SHORT EXERCISE:
Return the listing word for word, as given.

▼

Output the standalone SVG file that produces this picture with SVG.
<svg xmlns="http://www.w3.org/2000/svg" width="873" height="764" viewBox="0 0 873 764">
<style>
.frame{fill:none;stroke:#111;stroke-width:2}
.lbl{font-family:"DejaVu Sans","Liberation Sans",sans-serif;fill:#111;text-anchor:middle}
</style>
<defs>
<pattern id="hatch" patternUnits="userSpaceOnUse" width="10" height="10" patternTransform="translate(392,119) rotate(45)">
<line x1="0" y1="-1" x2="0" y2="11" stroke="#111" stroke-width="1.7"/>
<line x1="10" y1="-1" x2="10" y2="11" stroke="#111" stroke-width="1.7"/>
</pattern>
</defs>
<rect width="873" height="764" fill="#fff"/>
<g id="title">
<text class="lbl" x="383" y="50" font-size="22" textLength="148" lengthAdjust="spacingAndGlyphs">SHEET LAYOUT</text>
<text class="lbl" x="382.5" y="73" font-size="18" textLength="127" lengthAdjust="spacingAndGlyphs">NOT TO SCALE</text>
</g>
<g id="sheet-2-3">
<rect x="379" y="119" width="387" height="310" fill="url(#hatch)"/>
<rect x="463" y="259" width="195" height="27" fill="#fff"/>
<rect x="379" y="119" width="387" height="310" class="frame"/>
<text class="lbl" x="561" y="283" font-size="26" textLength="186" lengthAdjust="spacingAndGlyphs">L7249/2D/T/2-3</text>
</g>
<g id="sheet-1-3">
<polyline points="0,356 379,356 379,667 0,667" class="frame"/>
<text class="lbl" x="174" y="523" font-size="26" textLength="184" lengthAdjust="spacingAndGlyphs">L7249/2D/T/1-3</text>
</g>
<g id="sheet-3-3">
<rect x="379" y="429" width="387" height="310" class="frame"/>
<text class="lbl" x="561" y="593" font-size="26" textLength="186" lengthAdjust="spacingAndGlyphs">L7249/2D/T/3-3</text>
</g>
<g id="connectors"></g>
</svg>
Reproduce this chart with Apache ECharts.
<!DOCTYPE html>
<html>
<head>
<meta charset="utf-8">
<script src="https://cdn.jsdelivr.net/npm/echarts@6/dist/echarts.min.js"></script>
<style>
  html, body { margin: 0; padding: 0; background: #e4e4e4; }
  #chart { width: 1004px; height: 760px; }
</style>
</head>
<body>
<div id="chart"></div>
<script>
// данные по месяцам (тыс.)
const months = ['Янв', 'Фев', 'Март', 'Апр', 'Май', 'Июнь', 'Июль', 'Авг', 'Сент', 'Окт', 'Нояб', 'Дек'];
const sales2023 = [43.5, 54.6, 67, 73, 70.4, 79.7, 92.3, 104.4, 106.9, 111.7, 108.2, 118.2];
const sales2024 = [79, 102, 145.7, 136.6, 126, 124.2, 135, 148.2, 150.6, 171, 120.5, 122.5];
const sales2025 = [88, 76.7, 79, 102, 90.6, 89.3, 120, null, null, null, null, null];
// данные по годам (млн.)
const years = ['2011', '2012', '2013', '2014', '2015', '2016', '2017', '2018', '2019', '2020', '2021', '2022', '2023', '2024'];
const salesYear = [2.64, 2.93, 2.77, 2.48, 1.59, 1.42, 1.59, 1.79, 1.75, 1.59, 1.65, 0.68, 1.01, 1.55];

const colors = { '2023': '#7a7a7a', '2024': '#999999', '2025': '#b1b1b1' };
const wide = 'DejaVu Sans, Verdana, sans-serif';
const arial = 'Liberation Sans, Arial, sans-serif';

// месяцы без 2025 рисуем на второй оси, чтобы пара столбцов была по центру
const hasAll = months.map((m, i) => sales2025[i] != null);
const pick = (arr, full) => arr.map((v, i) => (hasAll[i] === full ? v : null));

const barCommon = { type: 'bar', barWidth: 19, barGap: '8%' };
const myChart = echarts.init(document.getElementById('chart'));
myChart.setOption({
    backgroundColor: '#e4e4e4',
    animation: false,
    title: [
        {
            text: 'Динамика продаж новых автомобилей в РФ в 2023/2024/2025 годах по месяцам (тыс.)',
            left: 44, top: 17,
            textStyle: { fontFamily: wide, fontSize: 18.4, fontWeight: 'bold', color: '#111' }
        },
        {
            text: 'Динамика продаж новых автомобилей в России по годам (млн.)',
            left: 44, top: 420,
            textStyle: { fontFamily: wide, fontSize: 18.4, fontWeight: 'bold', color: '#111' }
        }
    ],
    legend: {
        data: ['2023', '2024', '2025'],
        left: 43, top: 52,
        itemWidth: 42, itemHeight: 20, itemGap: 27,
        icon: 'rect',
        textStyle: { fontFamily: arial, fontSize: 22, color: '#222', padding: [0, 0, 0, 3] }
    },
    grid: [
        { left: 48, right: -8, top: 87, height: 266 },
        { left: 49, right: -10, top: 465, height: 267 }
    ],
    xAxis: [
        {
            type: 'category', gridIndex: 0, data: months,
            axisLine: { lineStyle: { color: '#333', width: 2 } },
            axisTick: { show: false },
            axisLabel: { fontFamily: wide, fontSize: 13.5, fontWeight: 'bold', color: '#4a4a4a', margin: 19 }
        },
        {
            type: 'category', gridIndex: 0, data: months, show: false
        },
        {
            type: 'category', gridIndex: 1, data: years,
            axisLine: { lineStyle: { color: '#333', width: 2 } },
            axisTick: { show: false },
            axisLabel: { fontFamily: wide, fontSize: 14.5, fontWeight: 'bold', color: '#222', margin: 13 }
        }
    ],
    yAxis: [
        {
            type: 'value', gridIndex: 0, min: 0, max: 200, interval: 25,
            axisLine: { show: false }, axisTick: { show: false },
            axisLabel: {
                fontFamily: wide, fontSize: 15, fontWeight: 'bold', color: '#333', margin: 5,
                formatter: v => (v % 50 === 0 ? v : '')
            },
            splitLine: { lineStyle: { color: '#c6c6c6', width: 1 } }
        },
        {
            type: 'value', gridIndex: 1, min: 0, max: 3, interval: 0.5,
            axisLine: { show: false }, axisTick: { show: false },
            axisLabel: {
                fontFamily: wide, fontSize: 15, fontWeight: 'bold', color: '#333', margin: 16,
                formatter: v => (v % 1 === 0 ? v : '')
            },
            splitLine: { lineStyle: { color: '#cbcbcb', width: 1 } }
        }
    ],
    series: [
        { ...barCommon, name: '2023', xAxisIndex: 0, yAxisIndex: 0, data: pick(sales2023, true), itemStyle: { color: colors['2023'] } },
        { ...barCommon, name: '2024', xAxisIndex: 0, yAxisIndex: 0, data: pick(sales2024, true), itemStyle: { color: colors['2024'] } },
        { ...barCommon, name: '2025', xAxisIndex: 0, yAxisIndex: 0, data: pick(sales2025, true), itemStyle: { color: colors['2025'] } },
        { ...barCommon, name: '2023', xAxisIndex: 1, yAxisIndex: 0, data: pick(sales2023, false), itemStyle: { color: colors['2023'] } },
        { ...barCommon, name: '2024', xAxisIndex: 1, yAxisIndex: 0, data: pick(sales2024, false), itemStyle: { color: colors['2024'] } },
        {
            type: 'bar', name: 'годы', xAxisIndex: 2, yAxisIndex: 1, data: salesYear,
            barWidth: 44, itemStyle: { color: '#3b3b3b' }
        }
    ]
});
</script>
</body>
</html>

▲

EXERCISE ANSWER:
Output the standalone SVG file that produces this picture with SVG.
<svg xmlns="http://www.w3.org/2000/svg" width="873" height="764" viewBox="0 0 873 764">
<style>
.frame{fill:none;stroke:#111;stroke-width:2}
.lbl{font-family:"DejaVu Sans","Liberation Sans",sans-serif;fill:#111;text-anchor:middle}
</style>
<defs>
<pattern id="hatch" patternUnits="userSpaceOnUse" width="10" height="10" patternTransform="translate(392,119) rotate(45)">
<line x1="0" y1="-1" x2="0" y2="11" stroke="#111" stroke-width="1.7"/>
<line x1="10" y1="-1" x2="10" y2="11" stroke="#111" stroke-width="1.7"/>
</pattern>
</defs>
<rect width="873" height="764" fill="#fff"/>
<g id="title">
<text class="lbl" x="383" y="50" font-size="22" textLength="148" lengthAdjust="spacingAndGlyphs">SHEET LAYOUT</text>
<text class="lbl" x="382.5" y="73" font-size="18" textLength="127" lengthAdjust="spacingAndGlyphs">NOT TO SCALE</text>
</g>
<g id="sheet-2-3">
<rect x="379" y="119" width="387" height="310" fill="url(#hatch)"/>
<rect x="463" y="259" width="195" height="27" fill="#fff"/>
<rect x="379" y="119" width="387" height="310" class="frame"/>
<text class="lbl" x="561" y="283" font-size="26" textLength="186" lengthAdjust="spacingAndGlyphs">L7249/2D/T/2-3</text>
</g>
<g id="sheet-1-3">
<polyline points="0,356 379,356 379,667 0,667" class="frame"/>
<text class="lbl" x="174" y="523" font-size="26" textLength="184" lengthAdjust="spacingAndGlyphs">L7249/2D/T/1-3</text>
</g>
<g id="sheet-3-3">
<rect x="379" y="429" width="387" height="310" class="frame"/>
<text class="lbl" x="561" y="593" font-size="26" textLength="186" lengthAdjust="spacingAndGlyphs">L7249/2D/T/3-3</text>
</g>
<g id="connectors"></g>
</svg>
Reproduce this chart with Apache ECharts.
<!DOCTYPE html>
<html>
<head>
<meta charset="utf-8">
<script src="https://cdn.jsdelivr.net/npm/echarts@6/dist/echarts.min.js"></script>
<style>
  html, body { margin: 0; padding: 0; background: #e4e4e4; }
  #chart { width: 1004px; height: 760px; }
</style>
</head>
<body>
<div id="chart"></div>
<script>
// данные по месяцам (тыс.)
const months = ['Янв', 'Фев', 'Март', 'Апр', 'Май', 'Июнь', 'Июль', 'Авг', 'Сент', 'Окт', 'Нояб', 'Дек'];
const sales2023 = [43.5, 54.6, 67, 73, 70.4, 79.7, 92.3, 104.4, 106.9, 111.7, 108.2, 118.2];
const sales2024 = [79, 102, 145.7, 136.6, 126, 124.2, 135, 148.2, 150.6, 171, 120.5, 122.5];
const sales2025 = [88, 76.7, 79, 102, 90.6, 89.3, 120, null, null, null, null, null];
// данные по годам (млн.)
const years = ['2011', '2012', '2013', '2014', '2015', '2016', '2017', '2018', '2019', '2020', '2021', '2022', '2023', '2024'];
const salesYear = [2.64, 2.93, 2.77, 2.48, 1.59, 1.42, 1.59, 1.79, 1.75, 1.59, 1.65, 0.68, 1.01, 1.55];

const colors = { '2023': '#7a7a7a', '2024': '#999999', '2025': '#b1b1b1' };
const wide = 'DejaVu Sans, Verdana, sans-serif';
const arial = 'Liberation Sans, Arial, sans-serif';

// месяцы без 2025 рисуем на второй оси, чтобы пара столбцов была по центру
const hasAll = months.map((m, i) => sales2025[i] != null);
const pick = (arr, full) => arr.map((v, i) => (hasAll[i] === full ? v : null));

const barCommon = { type: 'bar', barWidth: 19, barGap: '8%' };
const myChart = echarts.init(document.getElementById('chart'));
myChart.setOption({
    backgroundColor: '#e4e4e4',
    animation: false,
    title: [
        {
            text: 'Динамика продаж новых автомобилей в РФ в 2023/2024/2025 годах по месяцам (тыс.)',
            left: 44, top: 17,
            textStyle: { fontFamily: wide, fontSize: 18.4, fontWeight: 'bold', color: '#111' }
        },
        {
            text: 'Динамика продаж новых автомобилей в России по годам (млн.)',
            left: 44, top: 420,
            textStyle: { fontFamily: wide, fontSize: 18.4, fontWeight: 'bold', color: '#111' }
        }
    ],
    legend: {
        data: ['2023', '2024', '2025'],
        left: 43, top: 52,
        itemWidth: 42, itemHeight: 20, itemGap: 27,
        icon: 'rect',
        textStyle: { fontFamily: arial, fontSize: 22, color: '#222', padding: [0, 0, 0, 3] }
    },
    grid: [
        { left: 48, right: -8, top: 87, height: 266 },
        { left: 49, right: -10, top: 465, height: 267 }
    ],
    xAxis: [
        {
            type: 'category', gridIndex: 0, data: months,
            axisLine: { lineStyle: { color: '#333', width: 2 } },
            axisTick: { show: false },
            axisLabel: { fontFamily: wide, fontSize: 13.5, fontWeight: 'bold', color: '#4a4a4a', margin: 19 }
        },
        {
            type: 'category', gridIndex: 0, data: months, show: false
        },
        {
            type: 'category', gridIndex: 1, data: years,
            axisLine: { lineStyle: { color: '#333', width: 2 } },
            axisTick: { show: false },
            axisLabel: { fontFamily: wide, fontSize: 14.5, fontWeight: 'bold', color: '#222', margin: 13 }
        }
    ],
    yAxis: [
        {
            type: 'value', gridIndex: 0, min: 0, max: 200, interval: 25,
            axisLine: { show: false }, axisTick: { show: false },
            axisLabel: {
                fontFamily: wide, fontSize: 15, fontWeight: 'bold', color: '#333', margin: 5,
                formatter: v => (v % 50 === 0 ? v : '')
            },
            splitLine: { lineStyle: { color: '#c6c6c6', width: 1 } }
        },
        {
            type: 'value', gridIndex: 1, min: 0, max: 3, interval: 0.5,
            axisLine: { show: false }, axisTick: { show: false },
            axisLabel: {
                fontFamily: wide, fontSize: 15, fontWeight: 'bold', color: '#333', margin: 16,
                formatter: v => (v % 1 === 0 ? v : '')
            },
            splitLine: { lineStyle: { color: '#cbcbcb', width: 1 } }
        }
    ],
    series: [
        { ...barCommon, name: '2023', xAxisIndex: 0, yAxisIndex: 0, data: pick(sales2023, true), itemStyle: { color: colors['2023'] } },
        { ...barCommon, name: '2024', xAxisIndex: 0, yAxisIndex: 0, data: pick(sales2024, true), itemStyle: { color: colors['2024'] } },
        { ...barCommon, name: '2025', xAxisIndex: 0, yAxisIndex: 0, data: pick(sales2025, true), itemStyle: { color: colors['2025'] } },
        { ...barCommon, name: '2023', xAxisIndex: 1, yAxisIndex: 0, data: pick(sales2023, false), itemStyle: { color: colors['2023'] } },
        { ...barCommon, name: '2024', xAxisIndex: 1, yAxisIndex: 0, data: pick(sales2024, false), itemStyle: { color: colors['2024'] } },
        {
            type: 'bar', name: 'годы', xAxisIndex: 2, yAxisIndex: 1, data: salesYear,
            barWidth: 44, itemStyle: { color: '#3b3b3b' }
        }
    ]
});
</script>
</body>
</html>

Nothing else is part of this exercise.